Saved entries
## begin

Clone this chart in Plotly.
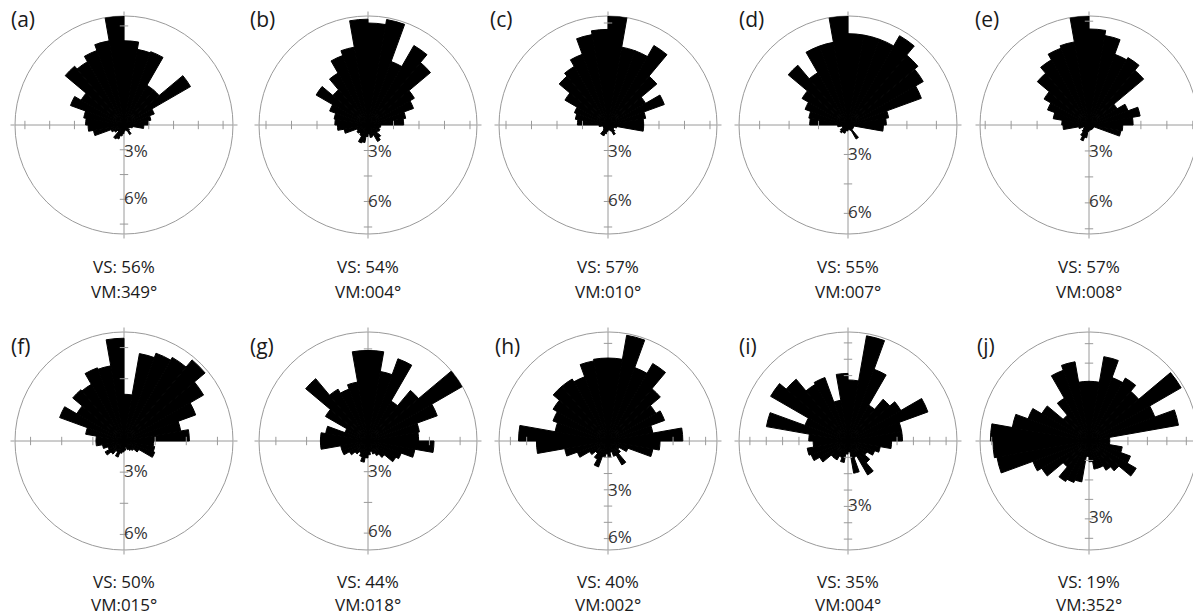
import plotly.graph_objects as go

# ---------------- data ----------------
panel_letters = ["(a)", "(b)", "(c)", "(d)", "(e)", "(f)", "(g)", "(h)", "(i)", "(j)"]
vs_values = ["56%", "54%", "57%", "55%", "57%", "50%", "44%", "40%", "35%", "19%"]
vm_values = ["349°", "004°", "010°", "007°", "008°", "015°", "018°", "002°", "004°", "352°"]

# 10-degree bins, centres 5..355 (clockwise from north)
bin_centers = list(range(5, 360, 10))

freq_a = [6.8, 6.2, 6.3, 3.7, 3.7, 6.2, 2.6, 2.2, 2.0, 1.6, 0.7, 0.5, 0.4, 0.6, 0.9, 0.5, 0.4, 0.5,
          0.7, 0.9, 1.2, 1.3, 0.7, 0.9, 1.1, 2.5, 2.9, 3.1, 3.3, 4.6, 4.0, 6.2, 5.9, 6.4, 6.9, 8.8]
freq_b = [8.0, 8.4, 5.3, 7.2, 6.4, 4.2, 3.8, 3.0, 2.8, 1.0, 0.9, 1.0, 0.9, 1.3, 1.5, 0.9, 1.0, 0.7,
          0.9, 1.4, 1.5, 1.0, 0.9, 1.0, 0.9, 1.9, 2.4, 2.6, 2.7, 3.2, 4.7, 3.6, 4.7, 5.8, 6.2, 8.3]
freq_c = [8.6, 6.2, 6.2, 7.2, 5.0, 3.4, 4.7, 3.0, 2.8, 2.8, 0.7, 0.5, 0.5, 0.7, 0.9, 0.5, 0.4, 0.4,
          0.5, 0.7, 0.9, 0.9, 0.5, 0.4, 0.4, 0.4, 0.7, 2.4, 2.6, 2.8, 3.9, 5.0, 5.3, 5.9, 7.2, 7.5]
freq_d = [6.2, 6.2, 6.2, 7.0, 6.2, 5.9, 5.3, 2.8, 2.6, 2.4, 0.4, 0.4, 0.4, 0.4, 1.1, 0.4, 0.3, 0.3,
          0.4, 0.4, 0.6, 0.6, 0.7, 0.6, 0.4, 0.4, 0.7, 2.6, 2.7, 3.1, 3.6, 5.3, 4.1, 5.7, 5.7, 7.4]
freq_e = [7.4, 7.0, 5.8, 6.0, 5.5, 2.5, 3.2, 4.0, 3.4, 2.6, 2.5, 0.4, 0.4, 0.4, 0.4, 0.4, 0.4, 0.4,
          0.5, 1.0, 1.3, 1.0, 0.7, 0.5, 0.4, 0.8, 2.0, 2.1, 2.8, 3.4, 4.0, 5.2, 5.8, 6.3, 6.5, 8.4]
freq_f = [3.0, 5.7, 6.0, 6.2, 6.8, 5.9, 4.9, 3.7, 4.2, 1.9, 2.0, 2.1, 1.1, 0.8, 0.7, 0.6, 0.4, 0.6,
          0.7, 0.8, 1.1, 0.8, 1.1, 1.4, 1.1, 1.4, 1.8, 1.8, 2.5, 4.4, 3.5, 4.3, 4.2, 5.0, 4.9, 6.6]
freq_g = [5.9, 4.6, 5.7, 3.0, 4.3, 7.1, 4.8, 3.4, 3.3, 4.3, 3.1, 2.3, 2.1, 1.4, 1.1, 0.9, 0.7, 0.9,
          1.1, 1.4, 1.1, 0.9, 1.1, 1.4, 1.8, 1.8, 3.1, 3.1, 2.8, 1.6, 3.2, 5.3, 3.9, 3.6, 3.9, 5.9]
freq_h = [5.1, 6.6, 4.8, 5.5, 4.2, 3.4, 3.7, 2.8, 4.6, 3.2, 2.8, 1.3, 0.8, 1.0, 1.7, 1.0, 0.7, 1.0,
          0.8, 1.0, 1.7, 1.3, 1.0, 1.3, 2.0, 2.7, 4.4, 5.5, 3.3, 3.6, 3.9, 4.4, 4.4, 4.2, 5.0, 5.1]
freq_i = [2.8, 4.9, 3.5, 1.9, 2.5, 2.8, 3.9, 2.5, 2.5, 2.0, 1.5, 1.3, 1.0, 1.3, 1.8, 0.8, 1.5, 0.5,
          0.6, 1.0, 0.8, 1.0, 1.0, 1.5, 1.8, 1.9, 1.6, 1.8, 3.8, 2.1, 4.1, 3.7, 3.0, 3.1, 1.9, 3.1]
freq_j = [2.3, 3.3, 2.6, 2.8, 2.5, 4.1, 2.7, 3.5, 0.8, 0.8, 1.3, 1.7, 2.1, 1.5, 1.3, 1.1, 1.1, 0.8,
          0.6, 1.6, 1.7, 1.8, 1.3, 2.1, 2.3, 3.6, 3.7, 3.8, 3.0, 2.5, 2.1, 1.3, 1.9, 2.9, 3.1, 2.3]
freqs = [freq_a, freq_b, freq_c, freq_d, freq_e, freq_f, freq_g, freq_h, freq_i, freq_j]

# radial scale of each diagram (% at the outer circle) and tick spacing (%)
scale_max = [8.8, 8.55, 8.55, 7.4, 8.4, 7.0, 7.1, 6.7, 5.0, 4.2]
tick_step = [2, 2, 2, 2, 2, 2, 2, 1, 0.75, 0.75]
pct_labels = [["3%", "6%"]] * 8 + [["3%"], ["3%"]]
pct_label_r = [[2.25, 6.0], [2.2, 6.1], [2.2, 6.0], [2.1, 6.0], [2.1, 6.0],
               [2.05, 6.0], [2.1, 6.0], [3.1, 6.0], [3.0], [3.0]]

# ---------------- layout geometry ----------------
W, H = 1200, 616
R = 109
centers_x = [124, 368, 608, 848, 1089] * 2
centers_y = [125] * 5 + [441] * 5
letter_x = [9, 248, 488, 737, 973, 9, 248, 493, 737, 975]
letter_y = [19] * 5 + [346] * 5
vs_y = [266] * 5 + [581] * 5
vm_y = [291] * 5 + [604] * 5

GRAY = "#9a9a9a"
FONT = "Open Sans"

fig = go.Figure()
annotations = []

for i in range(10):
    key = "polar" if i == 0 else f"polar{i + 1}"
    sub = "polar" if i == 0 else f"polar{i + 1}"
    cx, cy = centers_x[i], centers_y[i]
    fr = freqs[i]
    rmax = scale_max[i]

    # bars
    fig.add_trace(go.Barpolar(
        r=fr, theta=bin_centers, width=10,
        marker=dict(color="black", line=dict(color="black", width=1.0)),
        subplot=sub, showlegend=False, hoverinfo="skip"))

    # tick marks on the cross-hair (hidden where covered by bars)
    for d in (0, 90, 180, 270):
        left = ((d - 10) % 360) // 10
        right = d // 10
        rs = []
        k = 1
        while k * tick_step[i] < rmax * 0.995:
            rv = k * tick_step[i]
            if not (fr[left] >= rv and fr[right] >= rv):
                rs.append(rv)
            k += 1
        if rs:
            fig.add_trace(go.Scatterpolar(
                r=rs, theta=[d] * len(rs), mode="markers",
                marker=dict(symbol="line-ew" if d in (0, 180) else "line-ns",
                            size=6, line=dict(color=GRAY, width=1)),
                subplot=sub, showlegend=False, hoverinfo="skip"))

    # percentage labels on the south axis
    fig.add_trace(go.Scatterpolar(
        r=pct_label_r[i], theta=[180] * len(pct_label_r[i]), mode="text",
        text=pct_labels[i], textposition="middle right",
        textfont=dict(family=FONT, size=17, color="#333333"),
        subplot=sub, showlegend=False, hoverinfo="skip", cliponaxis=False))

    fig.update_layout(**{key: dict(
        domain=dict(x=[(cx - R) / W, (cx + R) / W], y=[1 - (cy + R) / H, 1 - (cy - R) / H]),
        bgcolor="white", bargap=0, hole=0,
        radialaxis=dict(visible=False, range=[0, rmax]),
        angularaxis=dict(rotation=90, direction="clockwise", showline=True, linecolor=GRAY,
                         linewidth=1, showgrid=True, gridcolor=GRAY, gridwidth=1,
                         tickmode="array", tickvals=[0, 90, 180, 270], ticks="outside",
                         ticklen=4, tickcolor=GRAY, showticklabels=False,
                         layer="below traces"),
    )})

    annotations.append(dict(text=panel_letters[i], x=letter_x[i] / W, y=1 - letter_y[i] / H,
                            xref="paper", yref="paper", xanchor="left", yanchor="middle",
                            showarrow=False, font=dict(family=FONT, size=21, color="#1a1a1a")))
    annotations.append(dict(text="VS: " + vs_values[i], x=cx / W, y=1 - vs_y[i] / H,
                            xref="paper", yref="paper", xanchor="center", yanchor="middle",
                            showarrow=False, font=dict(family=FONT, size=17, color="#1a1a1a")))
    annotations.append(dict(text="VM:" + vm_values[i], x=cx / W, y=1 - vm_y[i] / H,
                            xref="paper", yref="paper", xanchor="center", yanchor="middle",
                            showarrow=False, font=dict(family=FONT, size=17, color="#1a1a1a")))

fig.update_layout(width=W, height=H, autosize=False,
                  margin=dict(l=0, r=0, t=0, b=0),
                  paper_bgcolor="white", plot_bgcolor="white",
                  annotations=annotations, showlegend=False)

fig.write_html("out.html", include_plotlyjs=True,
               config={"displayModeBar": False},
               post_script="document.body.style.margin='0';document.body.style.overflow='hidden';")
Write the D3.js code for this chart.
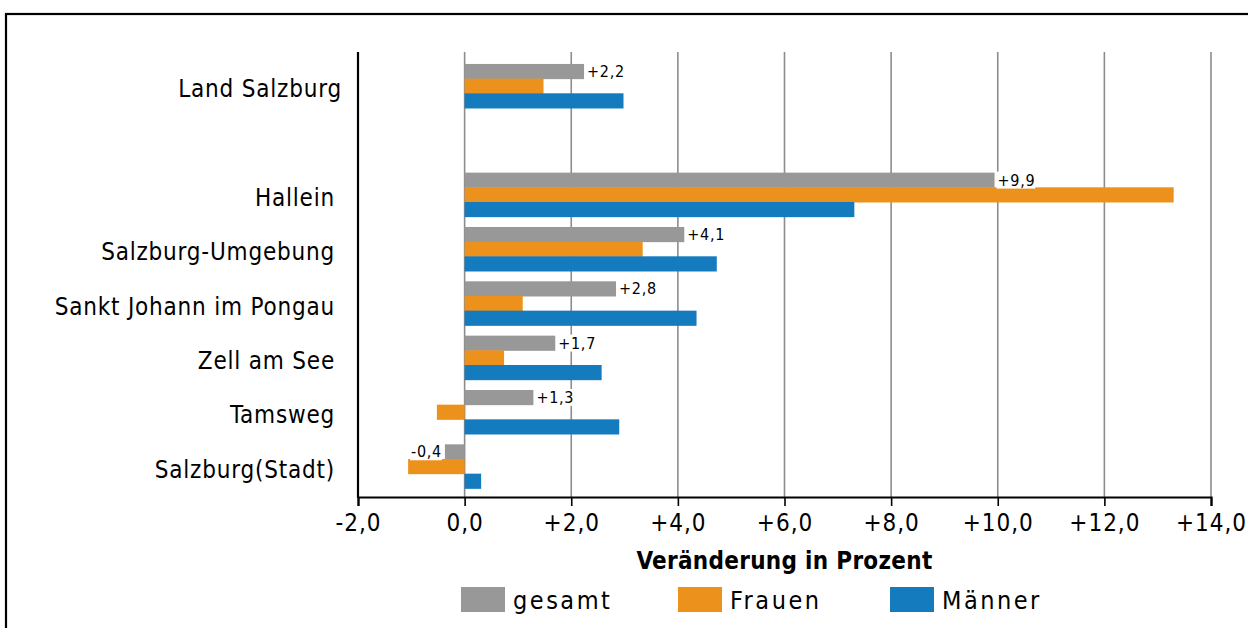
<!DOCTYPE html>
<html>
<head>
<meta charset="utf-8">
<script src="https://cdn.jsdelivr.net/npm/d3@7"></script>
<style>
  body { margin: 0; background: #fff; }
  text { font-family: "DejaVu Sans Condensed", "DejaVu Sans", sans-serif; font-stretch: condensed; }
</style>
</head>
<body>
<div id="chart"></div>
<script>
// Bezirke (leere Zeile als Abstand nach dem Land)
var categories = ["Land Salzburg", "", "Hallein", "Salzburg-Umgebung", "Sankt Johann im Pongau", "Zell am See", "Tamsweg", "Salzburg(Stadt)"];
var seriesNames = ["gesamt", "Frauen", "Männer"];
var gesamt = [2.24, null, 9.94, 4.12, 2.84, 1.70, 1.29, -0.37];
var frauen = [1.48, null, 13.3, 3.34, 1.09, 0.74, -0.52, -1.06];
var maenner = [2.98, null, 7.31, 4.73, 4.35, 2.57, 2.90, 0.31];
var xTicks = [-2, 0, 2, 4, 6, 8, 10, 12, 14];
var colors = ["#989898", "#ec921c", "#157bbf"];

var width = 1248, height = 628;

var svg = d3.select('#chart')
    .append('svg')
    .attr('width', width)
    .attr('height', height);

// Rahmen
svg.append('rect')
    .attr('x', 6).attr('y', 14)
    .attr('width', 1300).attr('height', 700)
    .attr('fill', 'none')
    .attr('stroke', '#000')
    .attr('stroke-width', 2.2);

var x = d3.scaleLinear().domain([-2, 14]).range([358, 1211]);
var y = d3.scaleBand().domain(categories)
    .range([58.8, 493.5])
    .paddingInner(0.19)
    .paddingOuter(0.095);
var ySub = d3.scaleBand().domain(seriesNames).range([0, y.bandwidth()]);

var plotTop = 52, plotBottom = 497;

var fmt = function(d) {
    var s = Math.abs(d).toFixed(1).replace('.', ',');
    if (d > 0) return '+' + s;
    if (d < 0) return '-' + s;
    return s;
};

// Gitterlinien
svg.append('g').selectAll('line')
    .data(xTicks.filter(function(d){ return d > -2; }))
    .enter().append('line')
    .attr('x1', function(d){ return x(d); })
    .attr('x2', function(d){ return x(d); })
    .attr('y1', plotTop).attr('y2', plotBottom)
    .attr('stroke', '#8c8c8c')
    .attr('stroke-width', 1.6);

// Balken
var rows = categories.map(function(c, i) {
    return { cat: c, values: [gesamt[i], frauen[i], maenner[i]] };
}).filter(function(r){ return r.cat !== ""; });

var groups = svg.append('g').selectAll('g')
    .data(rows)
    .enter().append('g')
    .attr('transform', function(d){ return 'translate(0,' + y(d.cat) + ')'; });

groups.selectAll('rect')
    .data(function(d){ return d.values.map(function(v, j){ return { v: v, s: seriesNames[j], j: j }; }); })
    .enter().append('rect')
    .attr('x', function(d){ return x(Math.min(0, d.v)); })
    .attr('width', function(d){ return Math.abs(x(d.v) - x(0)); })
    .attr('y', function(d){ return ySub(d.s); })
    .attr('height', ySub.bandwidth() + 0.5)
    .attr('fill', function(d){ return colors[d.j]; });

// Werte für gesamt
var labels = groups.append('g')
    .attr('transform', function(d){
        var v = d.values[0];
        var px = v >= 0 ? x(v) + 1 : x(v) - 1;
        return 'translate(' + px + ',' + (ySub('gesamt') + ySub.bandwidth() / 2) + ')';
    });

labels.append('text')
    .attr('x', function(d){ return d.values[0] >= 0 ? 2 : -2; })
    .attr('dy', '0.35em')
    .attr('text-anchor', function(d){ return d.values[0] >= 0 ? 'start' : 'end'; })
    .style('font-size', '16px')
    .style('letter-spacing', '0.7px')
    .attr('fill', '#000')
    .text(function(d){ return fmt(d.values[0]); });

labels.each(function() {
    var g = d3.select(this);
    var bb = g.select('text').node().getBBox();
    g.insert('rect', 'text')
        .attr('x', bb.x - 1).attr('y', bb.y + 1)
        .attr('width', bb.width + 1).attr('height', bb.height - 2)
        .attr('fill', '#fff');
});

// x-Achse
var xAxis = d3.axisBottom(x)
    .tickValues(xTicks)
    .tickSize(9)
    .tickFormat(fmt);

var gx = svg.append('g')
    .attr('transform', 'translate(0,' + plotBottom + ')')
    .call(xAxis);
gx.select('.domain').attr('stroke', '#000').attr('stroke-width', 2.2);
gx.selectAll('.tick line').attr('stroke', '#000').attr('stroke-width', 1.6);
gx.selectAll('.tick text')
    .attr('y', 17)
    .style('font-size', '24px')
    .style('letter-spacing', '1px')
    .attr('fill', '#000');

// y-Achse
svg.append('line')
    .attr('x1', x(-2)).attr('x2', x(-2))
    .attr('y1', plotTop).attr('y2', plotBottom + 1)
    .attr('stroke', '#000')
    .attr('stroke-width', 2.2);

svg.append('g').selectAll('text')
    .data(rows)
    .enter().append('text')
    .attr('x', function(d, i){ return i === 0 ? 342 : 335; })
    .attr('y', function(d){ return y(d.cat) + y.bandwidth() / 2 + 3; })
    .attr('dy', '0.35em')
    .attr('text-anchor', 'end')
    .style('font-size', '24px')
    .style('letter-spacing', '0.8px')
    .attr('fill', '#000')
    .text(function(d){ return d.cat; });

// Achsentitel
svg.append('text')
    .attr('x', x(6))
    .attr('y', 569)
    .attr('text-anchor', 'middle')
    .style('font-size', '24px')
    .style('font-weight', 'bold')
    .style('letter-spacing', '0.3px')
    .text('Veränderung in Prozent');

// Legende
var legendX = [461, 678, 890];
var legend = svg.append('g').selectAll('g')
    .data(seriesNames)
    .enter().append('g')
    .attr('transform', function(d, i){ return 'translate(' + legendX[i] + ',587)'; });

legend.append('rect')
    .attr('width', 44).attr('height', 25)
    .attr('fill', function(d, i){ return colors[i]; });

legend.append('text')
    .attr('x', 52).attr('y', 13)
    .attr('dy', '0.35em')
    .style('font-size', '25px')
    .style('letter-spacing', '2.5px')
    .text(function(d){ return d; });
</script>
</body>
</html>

## end

**DIRECTIONS:** Word for word, give again the lines from the first entry to the line with "import plotly.graph_objects as go", inclusive. Exclude the pictures.

**REPLY:**
Clone this chart in Plotly.
import plotly.graph_objects as go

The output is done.